BitBacker's functional requirements were never going to change. When the user backed up and then restored files, they had to be identical to the originals. That's all. It took 17,000 lines of code to make that happen efficiently and securely, but the surface area of the user-facing problem is tiny.
I didn't know this at the time. If I was building a business app instead of a backup system, I probably would've ended up with a similar test suite, and in that situation it would've been a burden. Fortunately, I got lucky, and I've learned this lesson by retrospecting about my luck rather than retrospecting about some pain that I felt.
What about automated non-functional tests? The topic is murky in general, and I only know how to test small subsets of the non-functional requirement space. I don't know how to automate testing of user experience, for example.

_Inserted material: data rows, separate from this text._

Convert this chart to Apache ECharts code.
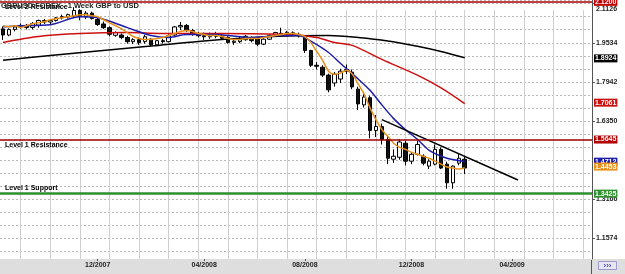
<!DOCTYPE html>
<html>
<head>
<meta charset="utf-8">
<script src="https://cdn.jsdelivr.net/npm/echarts@6/dist/echarts.min.js"></script>
<style>
html, body { margin: 0; padding: 0; background: #fff; }
#main { width: 625px; height: 274px; }
</style>
</head>
<body>
<div id="main"></div>
<script>
(function () {
    'use strict';

    // weekly GBP/USD candles, first bar = week of 2007-08-12
    var opens = [2.010, 1.985, 2.008, 2.018, 2.024, 2.016, 2.025, 2.044, 2.038, 2.044,
        2.055, 2.058, 2.062, 2.085, 2.060, 2.074, 2.048, 2.030, 2.015, 1.984,
        1.985, 1.975, 1.958, 1.966, 1.958, 1.968, 1.945, 1.962, 1.958, 1.985,
        2.018, 2.024, 2.003, 1.988, 1.982, 1.978, 1.988, 1.980, 1.975, 1.955,
        1.958, 1.966, 1.975, 1.970, 1.948, 1.968, 1.982, 1.992, 1.988, 1.994,
        1.988, 1.975, 1.922, 1.862, 1.854, 1.822, 1.790, 1.806, 1.838, 1.834,
        1.765, 1.701, 1.730, 1.597, 1.613, 1.560, 1.480, 1.488, 1.545, 1.472,
        1.500, 1.492, 1.452, 1.460, 1.520, 1.460, 1.384, 1.464, 1.480];
    var highs = [2.020, 2.012, 2.025, 2.032, 2.030, 2.038, 2.048, 2.050, 2.048, 2.058,
        2.068, 2.072, 2.098, 2.090, 2.082, 2.080, 2.056, 2.040, 2.020, 2.000,
        1.992, 1.982, 1.972, 1.975, 1.985, 1.972, 1.965, 1.970, 1.988, 2.022,
        2.038, 2.030, 2.010, 1.998, 1.995, 1.995, 1.998, 1.990, 1.980, 1.968,
        1.978, 1.985, 1.980, 1.975, 1.972, 1.988, 1.998, 2.015, 2.002, 2.000,
        1.995, 1.978, 1.925, 1.875, 1.862, 1.828, 1.835, 1.848, 1.865, 1.845,
        1.775, 1.745, 1.738, 1.660, 1.625, 1.575, 1.520, 1.560, 1.555, 1.510,
        1.555, 1.500, 1.480, 1.540, 1.528, 1.470, 1.455, 1.500, 1.492];
    var lows = [1.965, 1.980, 2.000, 2.010, 2.008, 2.008, 2.015, 2.030, 2.030, 2.040,
        2.048, 2.052, 2.058, 2.045, 2.050, 2.048, 2.022, 2.010, 1.980, 1.978,
        1.968, 1.950, 1.948, 1.945, 1.950, 1.938, 1.940, 1.950, 1.955, 1.982,
        2.005, 1.998, 1.982, 1.975, 1.965, 1.970, 1.972, 1.965, 1.950, 1.945,
        1.952, 1.962, 1.955, 1.940, 1.944, 1.965, 1.978, 1.985, 1.980, 1.982,
        1.975, 1.912, 1.855, 1.845, 1.815, 1.752, 1.775, 1.790, 1.826, 1.765,
        1.680, 1.690, 1.565, 1.570, 1.540, 1.460, 1.465, 1.478, 1.455, 1.460,
        1.495, 1.455, 1.440, 1.455, 1.440, 1.360, 1.360, 1.455, 1.420];
    var closes = [1.985, 2.008, 2.018, 2.024, 2.016, 2.032, 2.044, 2.038, 2.044, 2.055,
        2.060, 2.068, 2.085, 2.060, 2.074, 2.052, 2.028, 2.015, 1.988, 1.995,
        1.975, 1.958, 1.966, 1.955, 1.978, 1.945, 1.962, 1.958, 1.982, 2.018,
        2.024, 2.003, 1.988, 1.982, 1.978, 1.988, 1.980, 1.972, 1.955, 1.960,
        1.966, 1.980, 1.962, 1.948, 1.968, 1.982, 1.995, 1.988, 1.996, 1.990,
        1.982, 1.922, 1.862, 1.858, 1.822, 1.762, 1.826, 1.838, 1.845, 1.774,
        1.705, 1.733, 1.597, 1.613, 1.560, 1.484, 1.492, 1.550, 1.472, 1.500,
        1.540, 1.464, 1.472, 1.520, 1.444, 1.384, 1.452, 1.484, 1.444];

    // moving averages
    var maOrange = [2.023, 2.019, 2.023, 2.015, 2.023, 2.031, 2.035, 2.039, 2.047, 2.051,
        2.055, 2.059, 2.063, 2.067, 2.067, 2.063, 2.059, 2.047, 2.035, 2.023,
        2.011, 1.995, 1.979, 1.971, 1.967, 1.967, 1.971, 1.975, 1.983, 1.991,
        1.999, 2.003, 1.999, 1.991, 1.987, 1.983, 1.983, 1.979, 1.971, 1.967,
        1.967, 1.971, 1.971, 1.971, 1.975, 1.979, 1.983, 1.987, 1.991, 1.991,
        1.987, 1.979, 1.955, 1.918, 1.882, 1.838, 1.826, 1.830, 1.842, 1.826,
        1.786, 1.746, 1.689, 1.641, 1.601, 1.573, 1.545, 1.528, 1.520, 1.508,
        1.500, 1.492, 1.484, 1.472, 1.460, 1.448, 1.444, 1.440, 1.4453];
    var maBlue = [[0, 2.019], [3, 2.023], [8, 2.027], [13, 2.059], [16, 2.055], [21, 2.015],
        [25, 1.983], [28, 1.975], [31, 1.987], [36, 1.987], [38, 1.983], [42, 1.975],
        [47, 1.983], [50, 1.983], [52, 1.960], [55, 1.914], [57, 1.870], [60, 1.806],
        [62, 1.760], [64, 1.701], [66, 1.645], [68, 1.600], [70, 1.561], [72, 1.516],
        [75, 1.484], [78, 1.4712]];
    var maRed = [[0, 1.955], [6, 1.979], [13, 1.991], [21, 1.995], [27, 1.991], [37, 1.991],
        [48, 1.987], [53, 1.975], [56, 1.955], [59, 1.943], [64, 1.886], [70, 1.822],
        [74, 1.770], [78, 1.7061]];
    var maBlack = [[0, 1.882], [8, 1.902], [16, 1.920], [25, 1.940], [33, 1.959], [41, 1.973],
        [48, 1.981], [55, 1.983], [60, 1.975], [65, 1.961], [70, 1.939], [74, 1.918],
        [78, 1.8924]];
    var trendLine = [[64, 1.641], [87, 1.3954]];

    var level2Res = 2.1200;
    var level1Res = 1.5645;
    var level1Sup = 1.3425;

    var priceLabels = [1.1574, 1.3166, 1.6350, 1.7942, 1.9534, 2.1126];
    var priceStep = 0.053067;     // dotted grid every third of a label step
    var firstPriceLine = 1.104333;
    var weekStep = 5;             // grid every 5 weeks
    var firstWeekLine = 3;
    var monthTicks = ['2007-12-02', '2008-04-06', '2008-08-03', '2008-12-07', '2009-04-05'];

    var FONT = 'Liberation Sans';
    var Y_MIN = 1.07418, Y_MAX = 2.12746;
    var PX = 262 / (Y_MAX - Y_MIN);   // pixels per price unit in main grid
    var WEEK_PX = 592 / 100;          // pixels per weekly bar
    var STRIP = '#dedede';

    var firstWeek = Date.UTC(2007, 7, 12);
    var weeks = [];
    for (var i = 0; i < 100; i++) {
        weeks.push(new Date(firstWeek + i * 7 * 864e5).toISOString().slice(0, 10));
    }

    var candles = [];
    for (var j = 0; j < opens.length; j++) {
        candles.push([opens[j], closes[j], lows[j], highs[j]]);
    }

    function badge(value, bg) {
        return {
            yAxis: value,
            lineStyle: { color: 'transparent', width: 1 },
            label: {
                show: true, position: 'end', distance: 2,
                formatter: value.toFixed(4),
                backgroundColor: bg, color: '#fff',
                fontFamily: FONT, fontWeight: 'bold', fontSize: 7,
                padding: [1, 1, 0, 1]
            }
        };
    }

    function levelLine(value, name, color, width, pos) {
        return {
            yAxis: value,
            lineStyle: { color: color, width: width, type: 'solid' },
            label: {
                show: true, position: pos, distance: [5, 2],
                formatter: name, color: '#000',
                fontFamily: FONT, fontWeight: 'bold', fontSize: 7
            }
        };
    }

    function maSeries(name, data, color) {
        var last = data[data.length - 1];
        last = Array.isArray(last) ? last[1] : last;
        return {
            name: name, type: 'line', data: data,
            symbol: 'none', smooth: 0.3, clip: false, z: 3,
            lineStyle: { color: color, width: 1.5 },
            markLine: { silent: true, symbol: ['none', 'none'], animation: false, data: [badge(last, color)] }
        };
    }

    function emptyAxis(gridIndex) {
        return {
            type: 'value', gridIndex: gridIndex, min: 0, max: 1,
            axisLine: { show: false }, axisTick: { show: false }, axisLabel: { show: false },
            splitLine: { show: false }
        };
    }

    // helper grids that only draw the lattice; their first edge sits on a line
    // so that ticks counted from min fall on every grid line
    var hBottom = 274 - (259 - (firstPriceLine - Y_MIN) * PX);
    var vLeft = (firstWeekLine + 0.5) * WEEK_PX;

    var chart = echarts.init(document.getElementById('main'));
    var option = {
        animation: false,
        backgroundColor: '#fff',
        title: {
            text: 'GBPUSD.FOREX - 1 Week GBP to USD',
            left: 1, top: 2, padding: 0,
            textStyle: { fontFamily: FONT, fontSize: 7.5, fontWeight: 'bold', color: '#222' }
        },
        grid: [
            { left: 0, right: 33, top: -3, bottom: 15 },
            { left: 0, right: 33, top: -3, bottom: hBottom },
            { left: vLeft, right: 33, top: 10, bottom: 15 }
        ],
        xAxis: [{
            type: 'category',
            gridIndex: 0,
            data: weeks,
            boundaryGap: true,
            z: 5,
            axisLine: { show: false },
            axisTick: {
                show: true, alignWithLabel: true, length: 2,
                interval: function (idx, val) { return monthTicks.indexOf(val) >= 0; },
                lineStyle: { color: '#555' }
            },
            axisLabel: {
                interval: function (idx, val) { return monthTicks.indexOf(val) >= 0; },
                formatter: function (val) { return val.slice(5, 7) + '/' + val.slice(0, 4); },
                margin: 3, fontFamily: FONT, fontSize: 7, fontWeight: 'bold', color: '#222'
            },
            splitLine: { show: false }
        },
            emptyAxis(1),
        {
            type: 'value',
            gridIndex: 2,
            min: firstWeekLine,
            max: 99.5,
            interval: weekStep,
            axisLine: { show: true, lineStyle: { color: STRIP } },
            axisTick: { show: true, lineStyle: { color: STRIP } },
            axisLabel: { show: true, fontSize: 6, color: STRIP },
            splitLine: { show: true, lineStyle: { color: '#cfcfcf', type: 'solid', width: 1 } }
        }],
        yAxis: [{
            type: 'value', gridIndex: 0, position: 'right',
            min: Y_MIN, max: Y_MAX,
            axisLine: { show: true, lineStyle: { color: '#555', width: 1 } },
            axisTick: { show: true, customValues: priceLabels, length: 3, lineStyle: { color: '#555' } },
            axisLabel: {
                customValues: priceLabels, margin: 4,
                fontFamily: FONT, fontSize: 7, fontWeight: 'bold', color: '#222',
                formatter: function (v) {
                    var s = v.toFixed(4);
                    return v > 2.1 ? '{top|' + s + '}' : s;
                },
                rich: { top: { padding: [10, 0, 0, 0], fontFamily: FONT, fontSize: 7, fontWeight: 'bold', color: '#222' } }
            },
            splitLine: { show: false }
        }, {
            type: 'value', gridIndex: 1,
            min: firstPriceLine, max: Y_MAX, interval: priceStep,
            axisLine: { show: false }, axisTick: { show: false }, axisLabel: { show: false },
            splitLine: { show: true, lineStyle: { color: '#b8b8b8', type: [2, 2], width: 1 } }
        },
            emptyAxis(2)
        ],
        series: [{
            name: 'GBPUSD', type: 'candlestick', data: candles,
            barWidth: 4, clip: false, z: 2,
            itemStyle: { color: '#fff', color0: '#111', borderColor: '#000', borderColor0: '#000', borderWidth: 1 },
            markLine: {
                silent: true, symbol: ['none', 'none'], animation: false,
                data: [
                    levelLine(level2Res, 'Level 2 Resistance', '#b00000', 1.5, 'insideStartBottom'),
                    badge(level2Res, '#c00000'),
                    levelLine(level1Res, 'Level 1 Resistance', '#9a0000', 1.5, 'insideStartBottom'),
                    badge(level1Res, '#b00000'),
                    levelLine(level1Sup, 'Level 1 Support', '#2f8f2f', 2.5, 'insideStartTop'),
                    badge(level1Sup, '#2f8f2f')
                ]
            }
        },
            maSeries('MA long', maBlack, '#000'),
            maSeries('MA mid', maRed, '#cc1010'),
            maSeries('MA short', maBlue, '#1c1ca8'),
            maSeries('MA fast', maOrange, '#e8901c'),
            {
                name: 'Trend', type: 'line', data: trendLine, symbol: 'none', z: 4,
                lineStyle: { color: '#000', width: 1.5 }
            }
        ],
        graphic: [
            { type: 'rect', z: -10, silent: true, shape: { x: 0, y: 259, width: 625, height: 15 }, style: { fill: STRIP } },
            { type: 'line', silent: true, shape: { x1: 591.5, y1: 259, x2: 591.5, y2: 274 }, style: { stroke: '#555', lineWidth: 1 } },
            {
                type: 'group', left: 598, top: 261,
                children: [{
                    type: 'rect',
                    shape: { x: 0, y: 0, width: 18, height: 8 },
                    style: { fill: '#e6e6f6', stroke: '#9a9ad0', lineWidth: 1 }
                }, {
                    type: 'text', x: 9, y: 4,
                    style: {
                        text: '›››', fill: '#4a4ac8',
                        font: 'bold 8px "Liberation Sans"',
                        align: 'center', verticalAlign: 'middle'
                    }
                }]
            }
        ]
    };
    chart.setOption(option);
}());
</script>
</body>
</html>
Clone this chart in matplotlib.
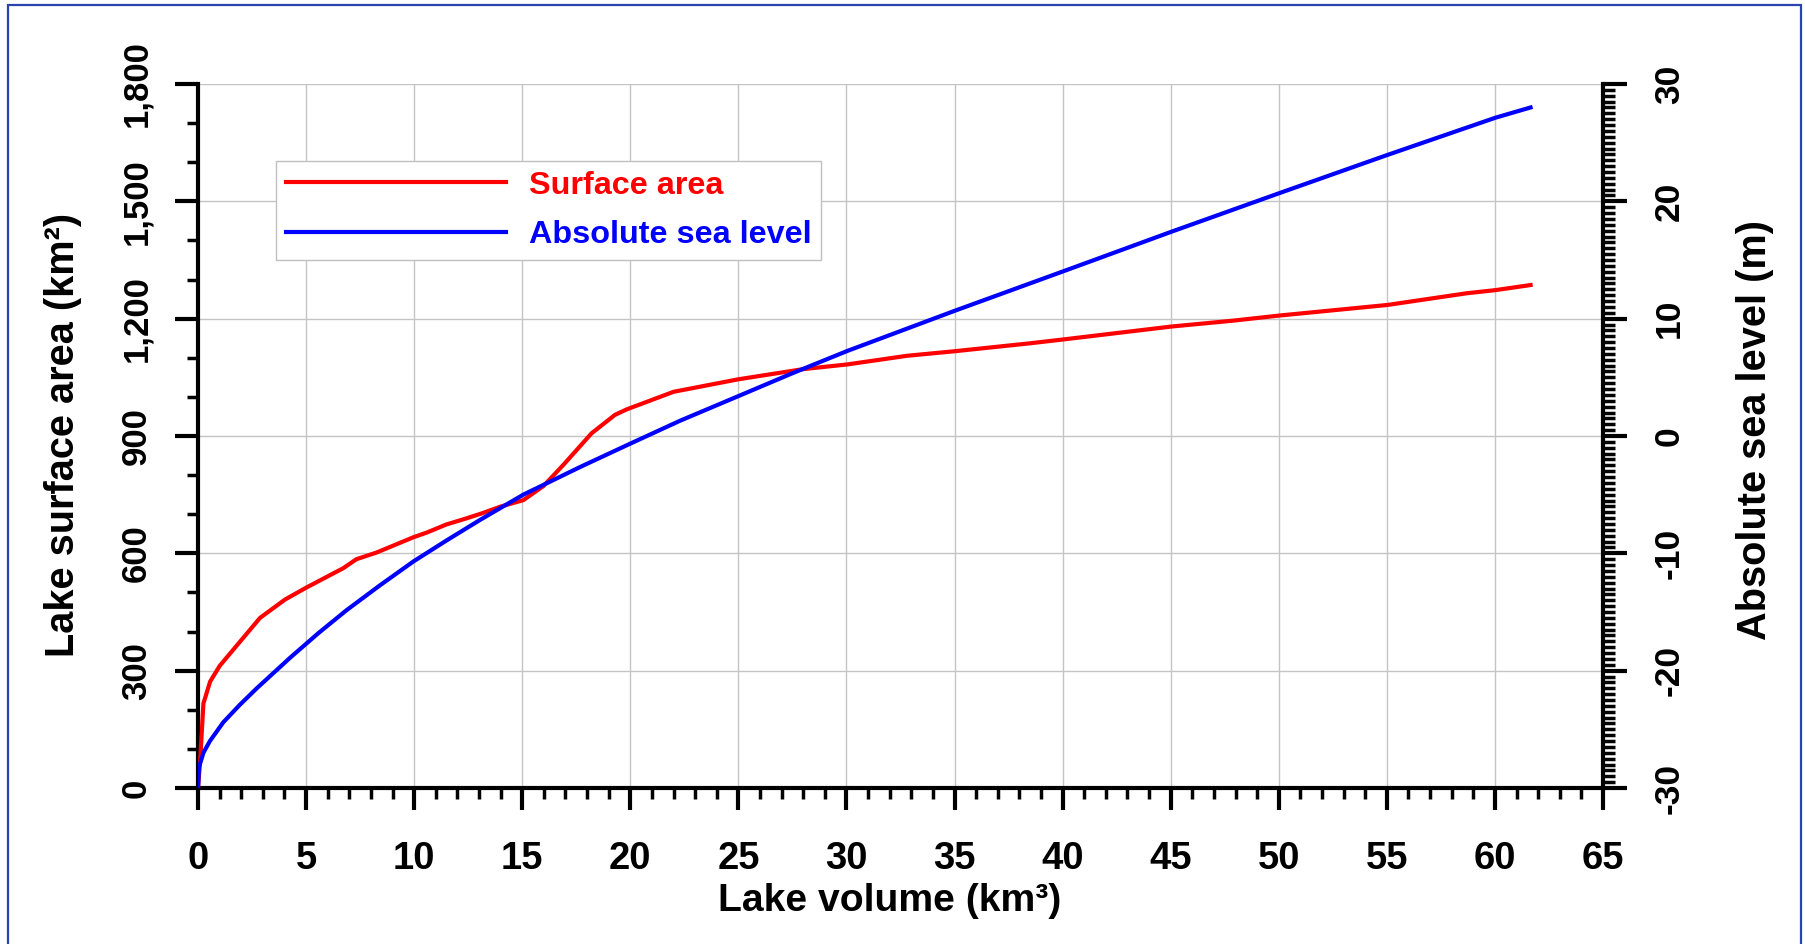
import matplotlib
matplotlib.use("Agg")
import matplotlib.pyplot as plt
from matplotlib.ticker import MultipleLocator, FuncFormatter
from matplotlib.patches import Rectangle

# ---- data ----
area_volume = [0.0, 0.1, 0.25, 0.56, 1.0, 1.5, 2.87, 4.03, 5.03, 6.72, 7.33, 8.26,
               9.96, 10.58, 11.5, 12.28, 13.12, 13.97, 15.05, 15.98, 16.9, 18.21,
               19.29, 19.83, 22.0, 25.0, 28.0, 30.04, 32.79, 35.05, 38.49, 40.05,
               45.05, 47.9, 50.03, 55.02, 58.7, 60.03, 61.65]
surface_area = [0, 70, 216, 272, 312, 345, 435, 482, 513, 562, 585, 602,
                641, 653, 674, 687, 702, 719, 736, 772, 826, 907,
                954, 968, 1013, 1045, 1071, 1083, 1105, 1117, 1137, 1147,
                1180, 1195, 1208, 1235, 1265, 1273, 1286]

level_volume = [0.0, 0.05, 0.25, 0.55, 1.17, 1.94, 2.72, 4.26, 5.57, 6.87, 8.4,
                9.96, 11.5, 13.05, 15.05, 17.67, 20.0, 22.3, 25.0, 27.5, 30.04,
                35.05, 40.05, 45.05, 50.03, 55.02, 60.03, 61.65]
sea_level = [-30.0, -28.2, -27.0, -26.0, -24.4, -22.9, -21.5, -18.9, -16.8, -14.85,
             -12.75, -10.7, -8.9, -7.15, -5.0, -2.65, -0.65, 1.3, 3.4, 5.35, 7.25,
             10.7, 14.05, 17.42, 20.7, 23.95, 27.13, 28.0]

x_label = "Lake volume (km³)"
y_label = "Lake surface area (km²)"
y2_label = "Absolute sea level (m)"
series_names = ["Surface area", "Absolute sea level"]

FONT = "Liberation Sans"
plt.rcParams["font.family"] = [FONT, "DejaVu Sans"]
plt.rcParams["font.weight"] = "bold"
plt.rcParams["axes.unicode_minus"] = False

W, H = 1806, 944
fig = plt.figure(figsize=(W / 100, H / 100), dpi=100)
L, R, T, B = 198, 1603, 84, 788
ax = fig.add_axes([L / W, (H - B) / H, (R - L) / W, (B - T) / H])
ax2 = ax.twinx()

# blue frame around the figure (bottom edge lies outside the picture)
fig.patches.append(Rectangle((7.5 / W, -10 / H), (1801 - 7.5) / W, (939 + 10) / H,
                             transform=fig.transFigure, fill=False,
                             edgecolor="#2b43ad", linewidth=1.6, zorder=0))

red_line, = ax.plot(area_volume, surface_area, color="#ff0000", lw=3.0,
                    solid_joinstyle="round", zorder=3, label=series_names[0])
blue_line, = ax2.plot(level_volume, sea_level, color="#0000ff", lw=3.0,
                      solid_joinstyle="round", zorder=3, label=series_names[1])

ax.set_xlim(0, 65)
ax.set_ylim(0, 1800)
ax2.set_ylim(-30, 30)

ax.xaxis.set_major_locator(MultipleLocator(5))
ax.xaxis.set_minor_locator(MultipleLocator(1))
ax.yaxis.set_major_locator(MultipleLocator(300))
ax.yaxis.set_minor_locator(MultipleLocator(100))
ax.yaxis.set_major_formatter(FuncFormatter(lambda v, p: f"{v:,.0f}"))
ax2.yaxis.set_major_locator(MultipleLocator(10))
ax2.yaxis.set_minor_locator(MultipleLocator(0.5))
ax2.yaxis.set_major_formatter(FuncFormatter(lambda v, p: f"{v:.0f}"))

ax.grid(True, which="major", color="#c4c4c4", lw=1.0)
ax.set_axisbelow(True)

for a in (ax, ax2):
    for s in a.spines.values():
        s.set_visible(False)
ax.spines["left"].set_visible(True)
ax.spines["bottom"].set_visible(True)
ax2.spines["right"].set_visible(True)
for s in (ax.spines["left"], ax.spines["bottom"], ax2.spines["right"]):
    s.set_linewidth(3.0)
    s.set_color("black")
    s.set_capstyle("projecting")

ax.tick_params(axis="x", which="major", direction="out", length=16, width=3,
               pad=22, labelsize=27.5, top=False)
ax.tick_params(axis="x", which="minor", direction="out", length=8, width=2.5, top=False)
ax.tick_params(axis="y", which="major", direction="out", length=16.5, width=3,
               pad=16, labelsize=25, right=False, labelrotation=90)
ax.tick_params(axis="y", which="minor", direction="out", length=8, width=2.5, right=False)
ax2.tick_params(axis="y", which="major", direction="out", length=17, width=3,
                pad=19, labelsize=25.5, left=False, labelrotation=90)
ax2.tick_params(axis="y", which="minor", direction="out", length=8.5, width=2.5, left=False)

for lab in ax.get_yticklabels() + ax2.get_yticklabels():
    lab.set_va("center")
for lab in ax.get_xticklabels() + ax.get_yticklabels() + ax2.get_yticklabels():
    lab.set_fontweight("bold")

ax.set_xlabel(x_label, fontsize=28.2, fontweight="bold", va="center")
ax.xaxis.set_label_coords(0.492, -0.161)
ax.set_ylabel(y_label, fontsize=28.6, fontweight="bold", va="center")
ax.yaxis.set_label_coords(-0.096, 0.501)
ax2.set_ylabel(y2_label, fontsize=28.6, fontweight="bold", va="center",
               rotation=90)
ax2.yaxis.set_label_coords(1.1085, 0.508)

leg = ax2.legend(handles=[red_line, blue_line], loc="upper left",
                 bbox_to_anchor=(276 / W, 1 - 161 / H), bbox_transform=fig.transFigure,
                 borderaxespad=0, frameon=True, fancybox=False,
                 edgecolor="#c0c0c0", framealpha=1, handlelength=6.8,
                 handletextpad=0.72, labelspacing=0.6, borderpad=0.3,
                 prop={"family": FONT, "weight": "bold", "size": 23.3})
leg.get_frame().set_linewidth(1.0)
for txt, ln in zip(leg.get_texts(), leg.get_lines()):
    txt.set_color(ln.get_color())

fig.savefig("out.png", dpi=100)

I have done automated performance testing, however. At one point, I wrote tests for BitBacker that ran backups across a wide range of file counts and asserted that the backup time grew linearly with the number of files. That's clearly a non-functional test, but how fragile is it?
It's very fragile, of course, unless you run it on massive file counts that would've taken far too long for my patience at the time. I left the file counts small, so it ran fast but broke constantly, which eventually led me to remove it.
I replaced the test with a system that could kick off various predefined processes ("do an empty backup", "back up 1,000 files", etc.), graphing the runtimes and memory footprints across revisions in version control. One look at those performance graphs would show whether, and where, there was a problem. This gave me a different kind of feedback: instead of defining "success" and "failure", it would alert me to a change, which I could then investigate on my own.
I suspect that this is a fundamental property of non-functional testing. Trying to fully automate it and boil it down to a set of pass/fail assertions, while sometimes possible, seems prone to fragility. It may be that non-functional testing is best achieved by dashboard apps, like my performance-over-revisions graph, or an app that renders every page in a user flow automatically and highlights recent changes in appearance.